Its use in policing began in New Orleans in 2016 after a number of officers faced criminal charges, including a rookie who went to prison for helping cover up a fatal beating perpetrated by his training officer.

But other departments had been slow to adopt such programs, for many reasons. The paramilitary structure of law enforcement agencies discourages questioning the chain of command, and departments have a long track record of retaliating against whistle-blowers. Officers who break the culture of silence risk being passed over for promotions or even being fired themselves, as Cariol Horne in Buffalo was after she stopped a white officer from choking a Black suspect.

To overcome these barriers, trainees are told that the program is not about ratting out their comrades but stopping them from committing misconduct in the first place. They are told to think of officers in need of intervention as humans who get tired and stressed and make mistakes, and of themselves as helpers who can respond to warning signs of mental illness, addiction or suicide.

Intervention, the premise goes, is just one more way that officers take care of one another.

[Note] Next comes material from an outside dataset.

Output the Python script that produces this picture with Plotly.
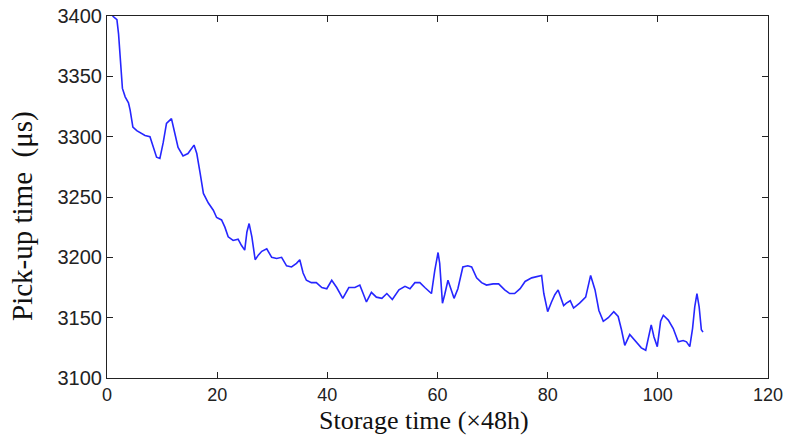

“We get an opportunity to redefine this whole freaking thing about the ‘thin blue line,’ redefine what it means to have each other’s back,” said Jerry Clayton, the sheriff in Ann Arbor, Mich. “It’s so hypocritical to criticize the community around ‘no snitching’” — an unwritten rule on the street that officers say prevents them from solving crimes — “and then we turn around and say, ‘I can’t talk about that thing that happened.’”

Michael S. Harrison was the chief who started the training in New Orleans in 2015 with the help of Ervin Staub, a psychologist and Holocaust survivor who has studied the dynamics of bystander intervention.